WRITTEN TASK –
Exactly retype the lines from the top of the data through the line containing "import seaborn as sns", leaving out every picture.
--- begin ---
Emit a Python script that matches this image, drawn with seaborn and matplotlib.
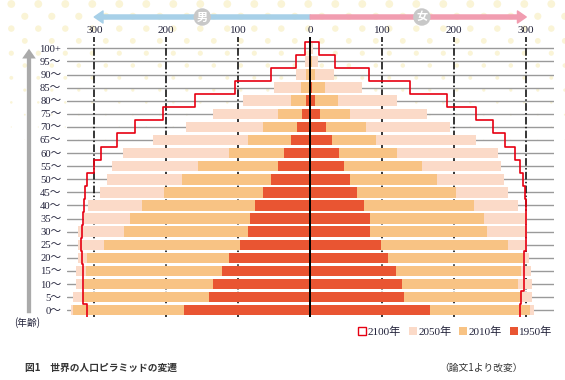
import numpy as np
import pandas as pd
import matplotlib
matplotlib.use('Agg')
from matplotlib import pyplot as plt
from matplotlib.patches import Patch
import seaborn as sns

# age groups, youngest first (millions of people per 5-year group)
ages = ['0〜', '5〜', '10〜', '15〜', '20〜', '25〜', '30〜', '35〜', '40〜', '45〜',
        '50〜', '55〜', '60〜', '65〜', '70〜', '75〜', '80〜', '85〜', '90〜', '95〜', '100+']

male_1950 = [175, 141, 135, 123, 113, 98, 86, 83, 77, 66, 55, 45, 37, 27, 19, 12, 6, 2, 0.6, 0.1, 0]
female_1950 = [166, 130, 127, 119, 108, 98, 83, 83, 75, 65, 55, 47, 40, 30, 22, 14, 7, 3, 1, 0.2, 0]
male_2010 = [330, 316, 314, 312, 310, 287, 258, 250, 234, 203, 178, 156, 113, 86, 66, 45, 27, 13, 6, 2, 0.4]
female_2010 = [305, 293, 288, 293, 296, 274, 246, 241, 227, 202, 176, 155, 120, 91, 78, 55, 39, 20, 6.5, 3, 1]
male_2050 = [332, 330, 326, 326, 323, 323, 323, 314, 309, 292, 282, 275, 260, 218, 173, 135, 93, 50, 20, 7.5, 2]
female_2050 = [311, 308, 308, 306, 304, 301.5, 301, 300.5, 289, 274, 269, 265, 261, 230, 194, 162, 120, 72, 33, 10.6, 3.3]
male_2100 = [310, 315, 315, 316, 317, 318, 317, 315, 314, 313, 310, 301, 290, 268, 243, 204, 160, 104, 54, 20, 7]
female_2100 = [292, 293, 297, 297, 297.5, 300, 300, 300, 300, 298, 296, 292, 284, 271, 254, 230, 190, 139, 81, 35, 12.5]

years = ['2050', '2010', '1950']
colors = {'1950': '#E95532', '2010': '#F8C384', '2050': '#FBDAC8', '2100': '#E60012'}
ticks = [-300, -200, -100, 0, 100, 200, 300]


def long_table(series, sign):
    rows = []
    for yr, vals in series.items():
        for age, v in zip(ages, vals):
            rows.append({'age': age, 'year': yr, 'value': sign * v})
    return pd.DataFrame(rows)


males = long_table({'2050': male_2050, '2010': male_2010, '1950': male_1950}, -1)
females = long_table({'2050': female_2050, '2010': female_2010, '1950': female_1950}, 1)

sns.set_style('white')
plt.rcParams['font.family'] = ['Liberation Serif', 'Noto Sans CJK JP', 'DejaVu Sans']
jp = ['Noto Sans CJK JP', 'DejaVu Sans']
ink = '#22223a'

fig = plt.figure(figsize=(5.65, 3.8), dpi=100)

# pale polka-dot background, fading downwards
bg = fig.add_axes([0, 0, 1, 1], zorder=-1)
bg.set_xlim(0, 565)
bg.set_ylim(380, 0)
bg.axis('off')
dx, dy = [], []
for r in range(12):
    yy = 4 + 12.3 * r
    for xx in np.arange(11.3 + 13.5 * (r % 2), 565, 27):
        dx.append(xx)
        dy.append(yy)
dx, dy = np.array(dx), np.array(dy)
diam = np.clip(8 * (1 - dy / 150), 0, None)
bg.scatter(dx, dy, s=(0.72 * diam) ** 2, color='#FAF4D6', linewidths=0)

ax = fig.add_axes([0.1184, 0.1663, 0.8614, 0.7376])
ax.patch.set_alpha(0)
order = ages[::-1]
pal = [colors[y] for y in years]
for df in (males, females):
    sns.barplot(data=df, x='value', y='age', hue='year', hue_order=years, order=order,
                palette=pal, dodge=False, orient='h', width=0.8, errorbar=None,
                saturation=1, linewidth=0, legend=False, ax=ax, zorder=3)

# 2100 as a stepped outline
m = np.array(male_2100[::-1])
f = np.array(female_2100[::-1])
kl = np.arange(len(m) - 1, -1, -1)
kr = np.arange(len(f))
xs = np.concatenate([-np.repeat(m[kl], 2), np.repeat(f[kr], 2)])
ys = np.concatenate([np.column_stack([kl + 0.5, kl - 0.5]).ravel(),
                     np.column_stack([kr - 0.5, kr + 0.5]).ravel()])
ax.plot(xs, ys, color=colors['2100'], lw=1.2, zorder=4)

ax.set_xlim(-338, 338)
ax.set_ylim(20.5, -0.9)
for t in ticks:
    if t == 0:
        ax.axvline(0, color='black', lw=1.4, zorder=5)
    else:
        ax.axvline(t, color='black', lw=1.1, ls=(0, (5, 1.5, 1, 1.5)), zorder=2)
for k in range(len(ages)):
    ax.axhline(k, color='#9a9a9a', lw=1.0, zorder=1)

ax.xaxis.tick_top()
ax.set_xticks(ticks)
ax.set_xticklabels([str(abs(t)) for t in ticks], fontsize=8, color=ink)
ax.tick_params(axis='x', length=0, pad=1)
ax.tick_params(axis='y', length=0, pad=4, labelsize=7.7, labelcolor=ink)
ax.set_xlabel('')
ax.set_ylabel('')
for s in ax.spines.values():
    s.set_visible(False)

# sex arrows across the top
yfig = 1 - 17 / 380
trans = ('data', 'figure fraction')
for end, col in ((-300, '#A7D0E8'), (300, '#F19DB0')):
    ax.annotate('', xy=(end, yfig), xytext=(0, yfig), xycoords=trans, textcoords=trans,
                arrowprops=dict(arrowstyle='simple,head_length=0.45,head_width=0.62,tail_width=0.21',
                                color=col, shrinkA=0, shrinkB=0, mutation_scale=14),
                annotation_clip=False)
for xc, lab in ((-150, '男'), (155, '女')):
    ax.annotate(lab, xy=(xc, yfig), xycoords=trans, ha='center', va='center',
                fontsize=8, color='white', fontweight='bold', family=jp,
                bbox=dict(boxstyle='circle,pad=0.2', fc='#C8C8C8', ec='none'),
                annotation_clip=False)

# age arrow on the left
fig.add_artist(matplotlib.patches.FancyArrowPatch(
    (29 / 565, 1 - 316 / 380), (29 / 565, 1 - 46 / 380), transform=fig.transFigure,
    arrowstyle='simple,head_length=0.5,head_width=0.7,tail_width=0.22',
    mutation_scale=14, color='#AAAAAA', lw=0))

fig.text(27 / 565, 1 - 323 / 380, '(年齢)', ha='center', va='center', fontsize=7, color=ink, family=jp)

handles = [Patch(facecolor='white', edgecolor=colors['2100'], lw=1)] + \
          [Patch(facecolor=colors[y], edgecolor='none') for y in ('2050', '2010', '1950')]
fig.legend(handles, ['2100年', '2050年', '2010年', '1950年'], loc='center right',
           bbox_to_anchor=(558 / 565, 1 - 332 / 380), ncol=4, frameon=False, fontsize=8,
           handlelength=0.7, handleheight=0.7, handletextpad=0.15, columnspacing=0.7,
           borderpad=0, labelcolor=ink)

fig.text(25 / 565, 1 - 368 / 380, '図1　世界の人口ピラミッドの変遷', ha='left', va='center',
         fontsize=7, fontweight='bold', color='#333333', family=jp)
fig.text(523 / 565, 1 - 368 / 380, '（論文1より改変）', ha='right', va='center',
         fontsize=7, color='#333333', family=jp)

fig.savefig('out.png', dpi=100)
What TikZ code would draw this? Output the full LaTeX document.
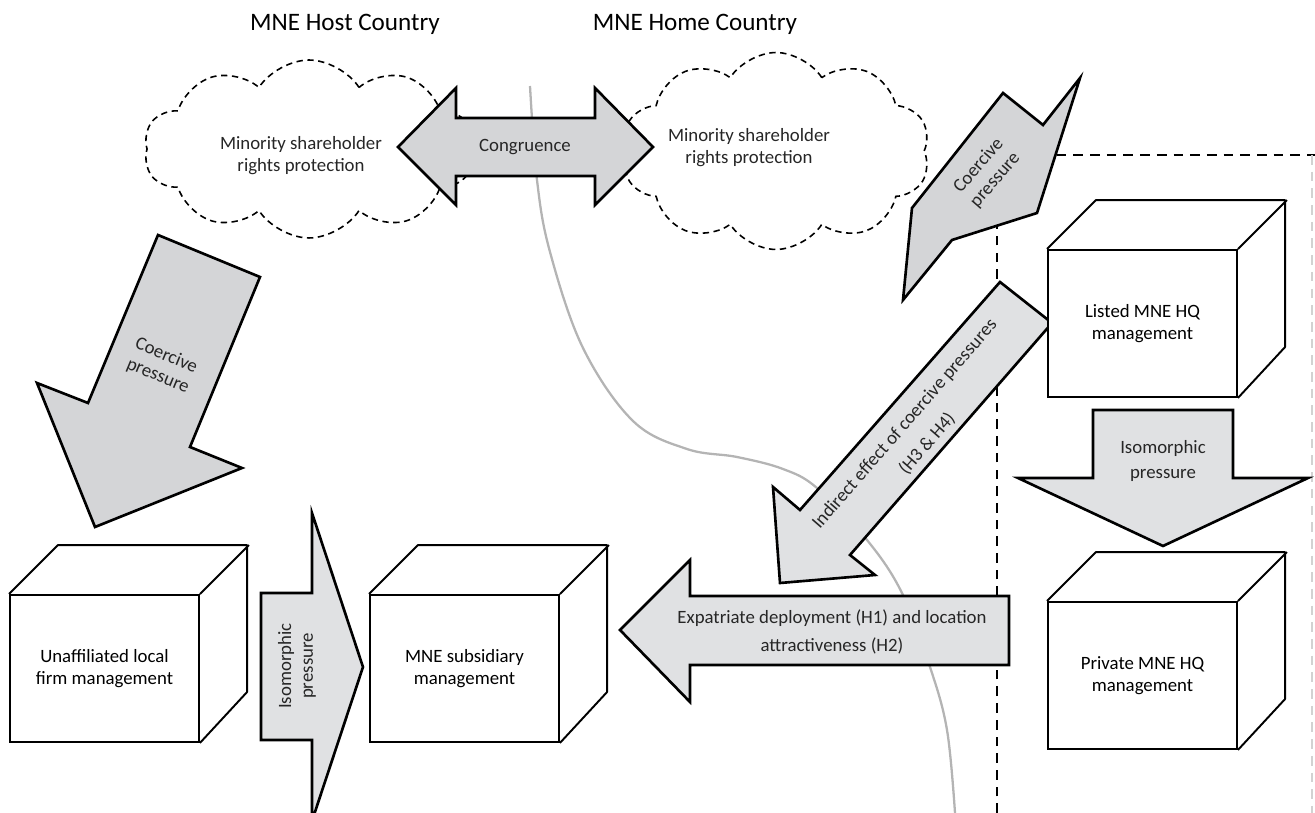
\documentclass[tikz,border=0pt]{standalone}
\usepackage{fontspec}
\setmainfont{Carlito}
\usetikzlibrary{shapes.symbols}
\definecolor{arrowgray}{HTML}{D4D5D7}
\definecolor{palegray}{HTML}{E0E1E3}
\definecolor{curvegray}{HTML}{B4B4B4}
\newcommand{\bodyfont}{\fontsize{10.7}{12.5}\selectfont}
\newcommand{\titlefont}{\fontsize{14.3}{17}\selectfont}

\begin{document}
\begin{tikzpicture}[x=0.02cm, y=-0.02cm,
    boxface/.style={draw, line width=1.1pt, fill=white, minimum width=3.78cm,
        minimum height=2.94cm, inner sep=0pt, align=center, font=\bodyfont},
    boxedge/.style={line width=1.1pt, line join=round},
    blockarrow/.style={draw, line width=1.5pt, fill=arrowgray, line join=miter},
    arrowtext/.style={font=\bodyfont, align=center, text=black!85, inner sep=1pt},
    puffs/.style={cloud, cloud puffs=10, cloud puff arc=115, draw,
        line width=0.9pt, dash pattern=on 3.6pt off 2.6pt},
    framedash/.style={line width=0.9pt, dash pattern=on 5.5pt off 4pt}]
    \useasboundingbox (0,0) rectangle (1315,813);

    % Country titles
    \node[font=\titlefont] (hosttitle) at (345,24) {MNE Host Country};
    \node[font=\titlefont] (hometitle) at (695,24) {MNE Home Country};

    % Border line between the countries
    \draw[curvegray, line width=1.3pt] plot[smooth, tension=0.6] coordinates
        {(530,86) (537,180) (550,252) (583,348) (633,421) (687,449) (737,457)
         (783,469) (817,488) (867,540) (902,593) (930,667) (947,730) (955,813)};

    % Institutional clouds
    \node[puffs, minimum width=6.6cm, minimum height=3.56cm] (hostcloud) at (309,149) {};
    \node[arrowtext] (hostrights) at (301,156) {Minority shareholder\\rights protection};
    \node[puffs, minimum width=6.16cm, minimum height=3.94cm] (homecloud) at (776,151) {};
    \node[arrowtext] (homerights) at (749,148) {Minority shareholder\\rights protection};

    % HQ frame
    \draw[framedash] (997,813) -- (997,155) -- (1315,155);
    \draw[framedash, gray!35] (1312,155) -- (1312,813);

    % Congruence
    \draw[blockarrow] (398,147) -- (456,88) -- (456,118) -- (595,118) -- (595,88)
        -- (653,147) -- (595,205) -- (595,176) -- (456,176) -- (456,205) -- cycle;
    \node[arrowtext] (congr) at (525,147) {Congruence};

    % Coercive pressure, host side
    \draw[blockarrow] (158,235) -- (260,277) -- (190,447) -- (242,468) -- (95,527)
        -- (37,383) -- (88,403) -- cycle;
    \node[arrowtext, rotate=-22.5] (hostcoer) at (162,366) {Coercive\\pressure};

    % Coercive pressure, home side
    \draw[blockarrow] (1003,93) -- (1043,125) -- (1080,78) -- (1037,213) -- (952,240)
        -- (903,300) -- (912,208) -- cycle;
    \node[arrowtext, rotate=49] (homecoer) at (987,173) {Coercive\\pressure};

    % Indirect effect
    \draw[blockarrow, fill=palegray] (1000,282) -- (1052,323) -- (850,555) -- (875,575)
        -- (780,583) -- (773,487) -- (800,510) -- cycle;
    \node[arrowtext, rotate=49, font=\fontsize{10.7}{17}\selectfont] (indirect)
        at (916,434) {Indirect effect of coercive pressures\\(H3 \& H4)};

    % Expatriates and location
    \draw[blockarrow, fill=palegray] (620,630) -- (690,560) -- (690,596) -- (1009,596)
        -- (1009,665) -- (690,665) -- (690,702) -- cycle;
    \node[arrowtext, font=\fontsize{10.7}{16.4}\selectfont] (expat) at (832,632)
        {Expatriate deployment (H1) and location\\attractiveness (H2)};

    % Isomorphic pressures
    \draw[blockarrow, fill=palegray] (261,593) -- (312,593) -- (312,513) -- (363,667)
        -- (312,821) -- (312,740) -- (261,740) -- cycle;
    \node[arrowtext, rotate=90] (hostiso) at (297,666) {Isomorphic\\pressure};
    \draw[blockarrow, fill=palegray] (1093,410) -- (1233,410) -- (1233,478) -- (1308,478)
        -- (1163,546) -- (1018,478) -- (1093,478) -- cycle;
    \node[arrowtext, font=\fontsize{10.7}{14.7}\selectfont] (homeiso) at (1163,461)
        {Isomorphic\\pressure};

    % Management cubes
    \node[boxface] (local) at (104.5,668.5) {Unaffiliated local\\firm management};
    \node[boxface] (sub) at (464.5,668.5) {MNE subsidiary\\management};
    \node[boxface] (listed) at (1142.5,323.5) {Listed MNE HQ\\management};
    \node[boxface] (private) at (1142.5,675.5) {Private MNE HQ\\management};
    \foreach \c in {local, sub, listed, private}
        \draw[boxedge] (\c.north west) -- ++(49,-49) -- ++(189,0) -- ++(0,147)
            -- (\c.south east) (\c.north east) -- ++(49,-49);
\end{tikzpicture}
\end{document}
--- end ---
EXPECTED OUTPUT –
Emit a Python script that matches this image, drawn with seaborn and matplotlib.
import numpy as np
import pandas as pd
import matplotlib
matplotlib.use('Agg')
from matplotlib import pyplot as plt
from matplotlib.patches import Patch
import seaborn as sns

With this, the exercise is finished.